▶ [DATA EXCERPT]

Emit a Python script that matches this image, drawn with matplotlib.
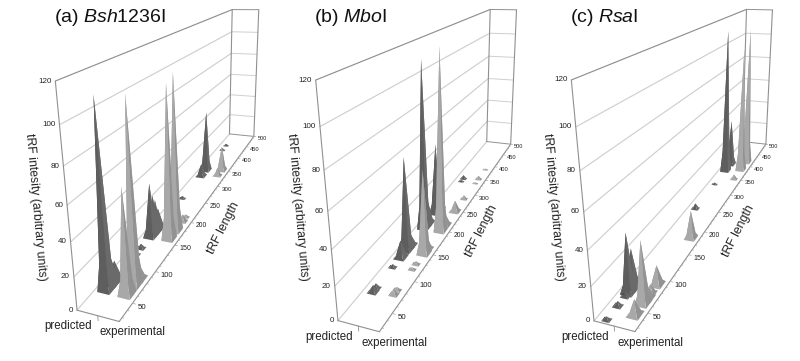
import numpy as np
import matplotlib
matplotlib.use("Agg")
import matplotlib.pyplot as plt
from matplotlib.patches import Polygon

plt.rcParams['font.family'] = ['Liberation Sans', 'DejaVu Sans']
plt.rcParams['mathtext.fontset'] = 'custom'
plt.rcParams['mathtext.it'] = 'Liberation Sans:italic'
plt.rcParams['mathtext.rm'] = 'Liberation Sans'

Y_TICKS = [0, 20, 40, 60, 80, 100, 120]
L_TICKS = [50, 100, 150, 200, 250, 300, 350, 400, 450, 500]
L_MIN = 25
L_MAX = 500
V_MAX = 120

a_pred = [(60, 109), (70, 16), (76, 12), (120, 3), (133, 3), (158, 37), (165, 27), (171, 22), (178, 14), (253, 2), (325, 10), (345, 50), (425, 2), (445, 2)]
a_exp = [(60, 63), (75, 108), (85, 10), (160, 101), (178, 105), (200, 5), (210, 2), (333, 6), (352, 21)]
b_pred = [(72, 4), (78, 3), (115, 2), (135, 11), (150, 60), (160, 8), (200, 110), (212, 16), (238, 50), (250, 8), (335, 1.5), (345, 3)]
b_exp = [(75, 3), (82, 2), (118, 1.5), (128, 2), (150, 54), (160, 6), (200, 118), (215, 8), (250, 8), (285, 3), (335, 1), (350, 3), (385, 1)]
c_pred = [(30, 2), (50, 3), (65, 3), (72, 36), (80, 24), (90, 3), (250, 4), (325, 1.5), (375, 112), (400, 38)]
c_exp = [(45, 9), (62, 37), (70, 8), (78, 5), (92, 12), (183, 19), (350, 4), (385, 98), (415, 110)]

panels = [
    dict(title=("(a) ", "Bsh", "1236I"), title_xy=(54, 18), peaks=(a_pred, a_exp),
         origin=(77.3, 310), top=(55.3, 81), right=(119, 321.7),
         back=(229.3, 134.3), back_r=(254, 136), back_t=(232.3, 9.3), back_tr=(258.7, 10),
         pred_xy=(44, 326), exp_xy=(100, 332), yl_xy=(35, 207), ll_xy=(224, 228)),
    dict(title=("(b) ", "Mbo", "I"), title_xy=(314, 18), peaks=(b_pred, b_exp),
         origin=(338.3, 320.7), top=(315.7, 80), right=(379, 331.7),
         back=(486.7, 141.7), back_r=(510.7, 144), back_t=(490, 9.3), back_tr=(516.7, 10),
         pred_xy=(305, 337), exp_xy=(361, 343), yl_xy=(297, 207), ll_xy=(482, 231)),
    dict(title=("(c) ", "Rsa", "I"), title_xy=(570, 18), peaks=(c_pred, c_exp),
         origin=(594, 320.7), top=(571.3, 80), right=(635, 331.7),
         back=(742.3, 141.7), back_r=(766, 144), back_t=(746.7, 9.3), back_tr=(772.3, 10),
         pred_xy=(561, 337), exp_xy=(617, 343), yl_xy=(553, 207), ll_xy=(739, 231)),
]


def norm_l(l):
    return (l - L_MIN) / (L_MAX - L_MIN)


def solve_projection(p):
    world = [(0, L_MIN, 0), (0, L_MIN, V_MAX), (2, L_MIN, 0), (0, L_MAX, 0), (2, L_MAX, 0), (0, L_MAX, V_MAX), (2, L_MAX, V_MAX)]
    pix = [p['origin'], p['top'], p['right'], p['back'], p['back_r'], p['back_t'], p['back_tr']]
    A = []
    for (s, l, v), (u, w) in zip(world, pix):
        X = [s, norm_l(l), v / V_MAX, 1]
        A.append(X + [0, 0, 0, 0] + [-u * x for x in X])
        A.append([0, 0, 0, 0] + X + [-w * x for x in X])
    _, _, vt = np.linalg.svd(np.array(A, dtype=float))
    return vt[-1].reshape(3, 4)


def projector(P):
    def f(s, l, v):
        h = P @ np.array([s, norm_l(l), v / V_MAX, 1.0])
        return h[0] / h[2], h[1] / h[2]
    def depth(l):
        a = (P @ np.array([2, 0, 0, 1.0]))[2]
        b = (P @ np.array([2, norm_l(l), 0, 1.0]))[2]
        return a / b
    return f, depth


fig = plt.figure(figsize=(8, 3.61), dpi=100, facecolor='white')
ax = fig.add_axes([0, 0, 1, 1])
ax.set_xlim(0, 800)
ax.set_ylim(361, 0)
ax.axis('off')

GRID = '#cfcfcf'
EDGE = '#909090'
TXT = '#222222'
COLS = [dict(front='#5e5e5e', left='#3e3e3e', right='#6a6a6a', back='#707070'),
        dict(front='#a8a8a8', left='#8e8e8e', right='#929292', back='#b4b4b4')]
S_POS = [0.5, 1.5]

for p in panels:
    P = solve_projection(p)
    f, depth = projector(P)

    def line(a, b, c='#888888', lw=0.8, z=2):
        q = [f(*a), f(*b)]
        ax.plot([q[0][0], q[1][0]], [q[0][1], q[1][1]], color=c, lw=lw, zorder=z, solid_capstyle='round')

    for v in Y_TICKS:
        c = EDGE if v == V_MAX else GRID
        line((0, L_MIN, v), (0, L_MAX, v), c=c, lw=0.85)
        line((0, L_MAX, v), (2, L_MAX, v), c=c if v else EDGE, lw=0.7)
        x, y = f(0, L_MIN, v)
        ax.text(x - 4, y, str(v), ha='right', va='center', fontsize=5.8, color=TXT, zorder=6)
    line((0, L_MIN, 0), (0, L_MIN, V_MAX), c=EDGE)
    line((0, L_MAX, 0), (0, L_MAX, V_MAX), c=EDGE)
    line((2, L_MAX, 0), (2, L_MAX, V_MAX), c=EDGE)
    line((0, L_MIN, 0), (2, L_MIN, 0), c=EDGE)
    line((2, L_MIN, 0), (2, L_MAX, 0), c=EDGE)
    line((1, L_MIN, 0), (1, L_MIN, -3), c=EDGE, lw=0.6)

    for l in range(30, L_MAX + 1, 10):
        line((2, l, 0), (2.16 if l in L_TICKS else 2.08, l, 0), c='#a8a8a8', lw=0.5)
    for l in L_TICKS:
        x, y = f(2.2, l, 0)
        sc = depth(l)
        ax.text(x + 1, y + 3 * sc ** 0.6, str(l), ha='left', va='center', fontsize=max(2.5, 5.8 * sc ** 0.55), color=TXT, zorder=6)

    items = []
    for k, series in enumerate(p['peaks']):
        for l, v in series:
            items.append((l, k, v))
    items.sort(key=lambda t: (-t[0], t[1]))
    for l, k, v in items:
        s = S_POS[k]
        hw_s = 0.3 if v > 8 else 0.16 + 0.0175 * v
        hw_l = 7 if v > 8 else 2 + 0.6 * v
        apex = f(s, l, v)
        a = f(s - hw_s, l - hw_l, 0)
        b = f(s + hw_s, l - hw_l, 0)
        c = f(s + hw_s, l + hw_l, 0)
        d = f(s - hw_s, l + hw_l, 0)
        # shoulder points give the peak a slightly flared foot
        kn = 0.15
        fl = 0.62
        def sh(ss, ll):
            return f(s + (ss - s) * fl, l + (ll - l) * fl, v * kn)
        a2 = sh(s - hw_s, l - hw_l)
        b2 = sh(s + hw_s, l - hw_l)
        c2 = sh(s + hw_s, l + hw_l)
        d2 = sh(s - hw_s, l + hw_l)
        col = COLS[k]
        ax.add_patch(Polygon([apex, d2, d, c, c2], fc=col['back'], ec='none', zorder=3))
        ax.add_patch(Polygon([apex, a2, a, d, d2], fc=col['left'], ec='none', zorder=3))
        ax.add_patch(Polygon([apex, b2, b, c, c2], fc=col['right'], ec='none', zorder=3))
        ax.add_patch(Polygon([apex, a2, a, b, b2], fc=col['front'], ec='none', zorder=3))

    x, y = p['title_xy']
    a, b, c = p['title']
    ax.text(x, y, a + '$\\mathit{' + b + '}$' + c, fontsize=14, ha='left', va='center', color='#111111')
    ax.text(*p['pred_xy'], 'predicted', fontsize=8.3, ha='left', va='center', color=TXT)
    ax.text(*p['exp_xy'], 'experimental', fontsize=8.3, ha='left', va='center', color=TXT)
    ax.text(*p['yl_xy'], 'tRF intesity (arbitrary units)', fontsize=8.8, rotation=-85, rotation_mode='anchor',
            ha='center', va='center', color=TXT)
    ax.text(*p['ll_xy'], 'tRF length', fontsize=8.8, rotation=63, rotation_mode='anchor', ha='center', va='center', color=TXT)

fig.savefig('out.png', dpi=100)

▶ [WRITTEN TASK]
Everything from the top line of the data down to and including the line with "V_MAX = 120" is to be copied, except the pictures.

▶ [CORRECT RESPONSE]
Emit a Python script that matches this image, drawn with matplotlib.
import numpy as np
import matplotlib
matplotlib.use("Agg")
import matplotlib.pyplot as plt
from matplotlib.patches import Polygon

plt.rcParams['font.family'] = ['Liberation Sans', 'DejaVu Sans']
plt.rcParams['mathtext.fontset'] = 'custom'
plt.rcParams['mathtext.it'] = 'Liberation Sans:italic'
plt.rcParams['mathtext.rm'] = 'Liberation Sans'

Y_TICKS = [0, 20, 40, 60, 80, 100, 120]
L_TICKS = [50, 100, 150, 200, 250, 300, 350, 400, 450, 500]
L_MIN = 25
L_MAX = 500
V_MAX = 120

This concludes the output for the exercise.